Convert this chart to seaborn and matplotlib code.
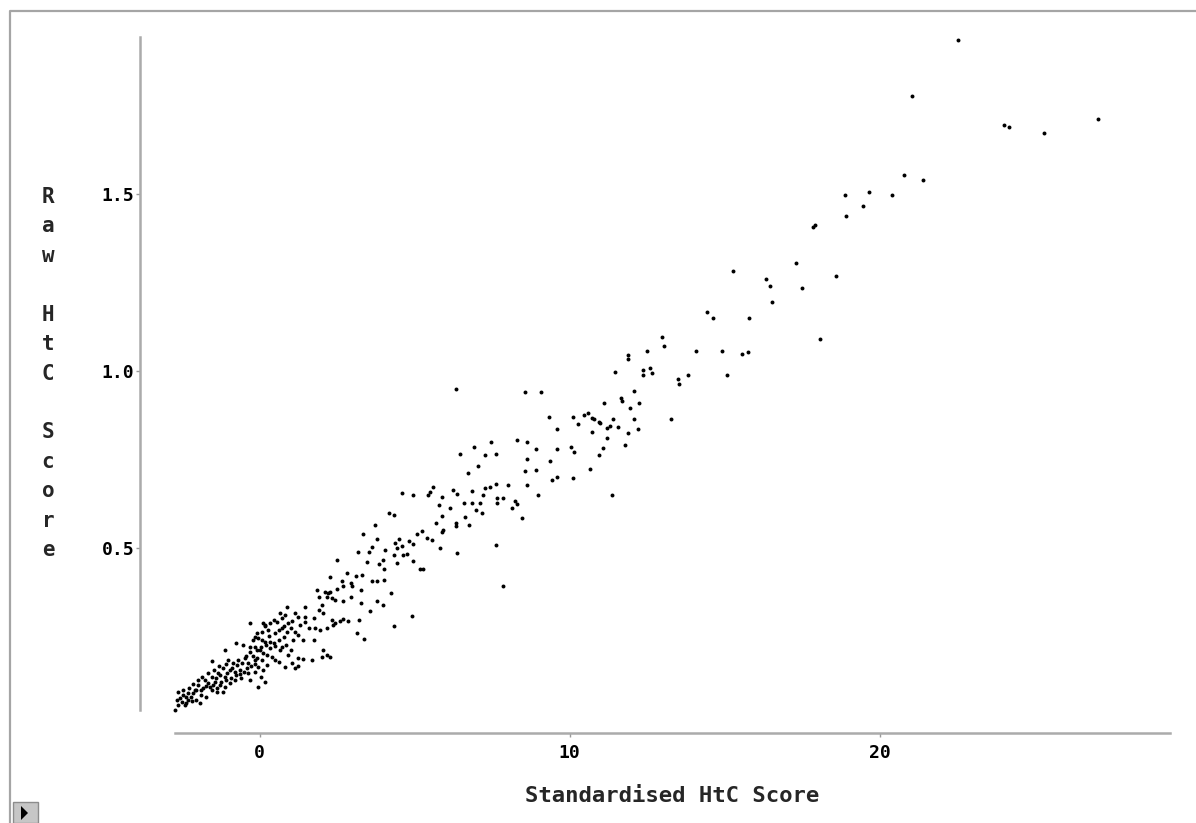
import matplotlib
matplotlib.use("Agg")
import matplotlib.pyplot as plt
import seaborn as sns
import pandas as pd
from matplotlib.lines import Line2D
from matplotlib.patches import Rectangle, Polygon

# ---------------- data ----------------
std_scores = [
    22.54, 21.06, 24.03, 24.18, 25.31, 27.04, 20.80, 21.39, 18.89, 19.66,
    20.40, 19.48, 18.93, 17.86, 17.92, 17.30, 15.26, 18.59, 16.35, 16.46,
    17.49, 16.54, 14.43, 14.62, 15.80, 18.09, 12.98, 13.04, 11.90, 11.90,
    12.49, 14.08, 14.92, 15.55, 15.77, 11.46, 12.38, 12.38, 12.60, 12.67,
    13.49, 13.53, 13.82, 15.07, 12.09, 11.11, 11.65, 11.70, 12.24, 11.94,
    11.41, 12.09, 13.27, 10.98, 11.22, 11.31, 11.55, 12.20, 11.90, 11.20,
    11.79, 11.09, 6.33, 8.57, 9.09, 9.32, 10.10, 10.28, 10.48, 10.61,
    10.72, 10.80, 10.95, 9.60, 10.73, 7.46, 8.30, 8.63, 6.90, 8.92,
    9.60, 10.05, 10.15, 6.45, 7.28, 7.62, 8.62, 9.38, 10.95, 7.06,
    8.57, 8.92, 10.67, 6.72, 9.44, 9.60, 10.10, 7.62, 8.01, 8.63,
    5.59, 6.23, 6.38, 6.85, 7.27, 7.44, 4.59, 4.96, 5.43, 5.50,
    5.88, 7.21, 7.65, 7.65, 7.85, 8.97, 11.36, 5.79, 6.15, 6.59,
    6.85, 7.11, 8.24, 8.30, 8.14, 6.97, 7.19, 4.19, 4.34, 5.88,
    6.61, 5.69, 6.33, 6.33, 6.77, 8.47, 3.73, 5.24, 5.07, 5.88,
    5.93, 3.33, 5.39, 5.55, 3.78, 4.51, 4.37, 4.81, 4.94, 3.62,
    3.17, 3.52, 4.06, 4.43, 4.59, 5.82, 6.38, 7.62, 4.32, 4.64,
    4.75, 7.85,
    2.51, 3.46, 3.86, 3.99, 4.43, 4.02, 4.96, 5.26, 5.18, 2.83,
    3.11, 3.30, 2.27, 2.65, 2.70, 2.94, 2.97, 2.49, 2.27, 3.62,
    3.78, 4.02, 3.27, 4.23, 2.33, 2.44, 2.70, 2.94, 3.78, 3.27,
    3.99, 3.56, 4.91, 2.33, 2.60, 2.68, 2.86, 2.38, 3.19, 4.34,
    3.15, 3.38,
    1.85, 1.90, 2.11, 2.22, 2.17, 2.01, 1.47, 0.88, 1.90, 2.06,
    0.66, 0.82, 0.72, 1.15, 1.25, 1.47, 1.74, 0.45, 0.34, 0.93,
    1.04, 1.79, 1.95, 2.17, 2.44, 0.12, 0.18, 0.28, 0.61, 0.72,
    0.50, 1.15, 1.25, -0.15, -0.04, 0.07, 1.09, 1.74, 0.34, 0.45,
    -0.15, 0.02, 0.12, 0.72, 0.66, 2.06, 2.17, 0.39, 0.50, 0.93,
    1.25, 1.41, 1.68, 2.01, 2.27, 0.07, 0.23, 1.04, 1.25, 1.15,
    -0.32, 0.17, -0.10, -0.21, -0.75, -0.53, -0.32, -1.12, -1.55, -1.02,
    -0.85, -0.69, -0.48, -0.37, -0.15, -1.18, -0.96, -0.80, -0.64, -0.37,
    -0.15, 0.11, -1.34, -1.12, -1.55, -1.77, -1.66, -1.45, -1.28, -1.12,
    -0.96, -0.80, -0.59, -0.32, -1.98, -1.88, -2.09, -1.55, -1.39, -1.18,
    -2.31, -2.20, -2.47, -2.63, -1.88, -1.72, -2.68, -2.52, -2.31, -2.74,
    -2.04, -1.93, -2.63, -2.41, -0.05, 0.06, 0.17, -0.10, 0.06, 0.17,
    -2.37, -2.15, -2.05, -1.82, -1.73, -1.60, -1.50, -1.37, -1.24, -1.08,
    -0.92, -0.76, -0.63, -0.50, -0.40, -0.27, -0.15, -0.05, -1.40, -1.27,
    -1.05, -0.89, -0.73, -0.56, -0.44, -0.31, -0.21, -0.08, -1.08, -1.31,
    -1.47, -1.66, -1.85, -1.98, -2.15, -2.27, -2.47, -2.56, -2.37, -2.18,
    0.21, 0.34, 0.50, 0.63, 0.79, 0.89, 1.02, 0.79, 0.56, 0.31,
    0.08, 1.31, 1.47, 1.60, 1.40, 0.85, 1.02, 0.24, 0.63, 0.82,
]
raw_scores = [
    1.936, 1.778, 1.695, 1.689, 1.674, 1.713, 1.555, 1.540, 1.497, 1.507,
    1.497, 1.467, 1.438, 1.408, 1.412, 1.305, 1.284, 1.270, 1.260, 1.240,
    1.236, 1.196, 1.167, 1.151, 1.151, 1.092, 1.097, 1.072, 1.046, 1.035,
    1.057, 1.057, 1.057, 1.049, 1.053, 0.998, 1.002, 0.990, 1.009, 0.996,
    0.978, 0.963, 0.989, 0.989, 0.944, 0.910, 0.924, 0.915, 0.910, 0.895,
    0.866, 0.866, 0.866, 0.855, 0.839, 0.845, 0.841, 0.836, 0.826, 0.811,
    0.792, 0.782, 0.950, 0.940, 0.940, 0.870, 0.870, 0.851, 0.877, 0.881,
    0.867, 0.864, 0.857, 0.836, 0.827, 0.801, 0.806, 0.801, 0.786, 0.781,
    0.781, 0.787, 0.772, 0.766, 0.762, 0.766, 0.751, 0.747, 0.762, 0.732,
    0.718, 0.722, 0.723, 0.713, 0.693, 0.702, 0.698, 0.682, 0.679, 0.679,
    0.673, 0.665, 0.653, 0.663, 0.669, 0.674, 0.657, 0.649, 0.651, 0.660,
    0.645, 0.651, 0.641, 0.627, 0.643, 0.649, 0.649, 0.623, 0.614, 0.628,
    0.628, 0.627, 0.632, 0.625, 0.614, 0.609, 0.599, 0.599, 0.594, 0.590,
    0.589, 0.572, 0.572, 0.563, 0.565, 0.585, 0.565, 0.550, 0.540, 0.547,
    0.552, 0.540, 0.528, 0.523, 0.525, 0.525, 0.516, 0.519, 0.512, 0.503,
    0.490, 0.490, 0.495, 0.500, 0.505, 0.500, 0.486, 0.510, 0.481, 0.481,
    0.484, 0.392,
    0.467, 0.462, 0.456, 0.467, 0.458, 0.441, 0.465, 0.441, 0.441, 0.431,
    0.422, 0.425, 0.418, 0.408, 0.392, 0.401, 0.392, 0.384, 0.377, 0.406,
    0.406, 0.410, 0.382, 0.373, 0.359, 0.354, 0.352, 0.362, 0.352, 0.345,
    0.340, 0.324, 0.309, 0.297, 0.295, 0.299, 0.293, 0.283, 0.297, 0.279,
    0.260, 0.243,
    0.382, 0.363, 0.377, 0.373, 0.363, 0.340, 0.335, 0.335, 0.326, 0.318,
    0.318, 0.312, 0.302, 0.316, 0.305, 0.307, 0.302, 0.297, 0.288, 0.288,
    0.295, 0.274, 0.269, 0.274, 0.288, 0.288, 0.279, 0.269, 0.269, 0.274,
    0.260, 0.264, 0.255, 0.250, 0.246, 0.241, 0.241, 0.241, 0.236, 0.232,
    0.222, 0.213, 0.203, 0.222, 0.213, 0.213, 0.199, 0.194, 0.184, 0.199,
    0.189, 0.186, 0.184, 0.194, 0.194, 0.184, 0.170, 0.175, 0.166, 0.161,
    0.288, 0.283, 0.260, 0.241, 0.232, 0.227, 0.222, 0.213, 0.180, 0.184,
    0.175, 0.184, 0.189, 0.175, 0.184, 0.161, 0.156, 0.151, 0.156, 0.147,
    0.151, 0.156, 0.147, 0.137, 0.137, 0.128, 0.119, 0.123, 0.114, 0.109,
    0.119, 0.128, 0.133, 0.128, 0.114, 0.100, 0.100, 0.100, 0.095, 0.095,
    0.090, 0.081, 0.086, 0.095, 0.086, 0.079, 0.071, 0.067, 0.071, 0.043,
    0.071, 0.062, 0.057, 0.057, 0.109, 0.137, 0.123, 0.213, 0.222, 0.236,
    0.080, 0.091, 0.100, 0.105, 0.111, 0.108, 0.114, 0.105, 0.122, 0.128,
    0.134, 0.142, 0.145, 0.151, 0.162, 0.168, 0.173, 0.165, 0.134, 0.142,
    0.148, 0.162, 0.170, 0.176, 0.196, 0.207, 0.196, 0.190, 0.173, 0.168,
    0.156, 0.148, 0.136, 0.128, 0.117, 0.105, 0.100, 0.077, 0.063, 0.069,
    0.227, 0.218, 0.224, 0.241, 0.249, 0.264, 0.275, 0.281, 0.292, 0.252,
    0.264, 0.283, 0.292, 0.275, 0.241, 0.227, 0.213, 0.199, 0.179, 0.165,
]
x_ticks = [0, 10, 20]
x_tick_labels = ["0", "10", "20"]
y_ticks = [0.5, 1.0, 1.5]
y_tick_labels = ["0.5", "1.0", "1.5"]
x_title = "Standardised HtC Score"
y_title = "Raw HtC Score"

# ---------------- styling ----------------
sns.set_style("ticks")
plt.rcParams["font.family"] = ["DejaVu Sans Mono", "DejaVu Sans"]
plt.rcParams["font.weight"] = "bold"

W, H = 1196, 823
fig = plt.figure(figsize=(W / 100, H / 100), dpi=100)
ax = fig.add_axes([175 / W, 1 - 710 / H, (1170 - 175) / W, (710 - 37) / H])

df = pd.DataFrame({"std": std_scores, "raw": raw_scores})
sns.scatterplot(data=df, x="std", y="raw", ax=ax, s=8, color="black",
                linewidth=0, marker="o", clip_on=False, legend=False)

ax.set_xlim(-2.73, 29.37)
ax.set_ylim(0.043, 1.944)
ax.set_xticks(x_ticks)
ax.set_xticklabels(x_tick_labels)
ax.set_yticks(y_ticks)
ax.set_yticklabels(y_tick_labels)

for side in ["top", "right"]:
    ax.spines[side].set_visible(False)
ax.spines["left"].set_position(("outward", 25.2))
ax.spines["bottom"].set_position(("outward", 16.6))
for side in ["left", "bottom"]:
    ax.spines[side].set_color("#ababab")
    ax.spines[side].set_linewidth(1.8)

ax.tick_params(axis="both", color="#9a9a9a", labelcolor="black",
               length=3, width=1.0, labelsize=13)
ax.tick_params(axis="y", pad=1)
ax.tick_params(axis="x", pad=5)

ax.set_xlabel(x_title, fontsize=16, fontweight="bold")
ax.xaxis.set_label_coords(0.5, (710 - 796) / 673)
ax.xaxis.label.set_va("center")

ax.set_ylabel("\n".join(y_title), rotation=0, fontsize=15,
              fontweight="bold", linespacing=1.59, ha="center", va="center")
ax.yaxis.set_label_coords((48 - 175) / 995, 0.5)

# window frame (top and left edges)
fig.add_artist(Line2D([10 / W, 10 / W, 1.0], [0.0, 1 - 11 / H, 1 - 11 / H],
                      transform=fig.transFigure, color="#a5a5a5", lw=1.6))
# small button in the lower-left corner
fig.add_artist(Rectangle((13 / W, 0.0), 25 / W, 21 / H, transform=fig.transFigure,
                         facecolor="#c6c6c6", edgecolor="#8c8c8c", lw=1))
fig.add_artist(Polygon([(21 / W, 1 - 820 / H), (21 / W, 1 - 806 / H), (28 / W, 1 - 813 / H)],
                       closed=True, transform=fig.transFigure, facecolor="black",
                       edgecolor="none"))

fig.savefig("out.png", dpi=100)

= = = =

*Exercise prompt*: Emit the lines of the material exactly, from its first line to the line containing "from matplotlib.patches import", inclusive; leave every picture out.

*Solution for this exercise*:
Convert this chart to seaborn and matplotlib code.
import matplotlib
matplotlib.use("Agg")
import matplotlib.pyplot as plt
import seaborn as sns
import pandas as pd
from matplotlib.lines import Line2D
from matplotlib.patches import Rectangle, Polygon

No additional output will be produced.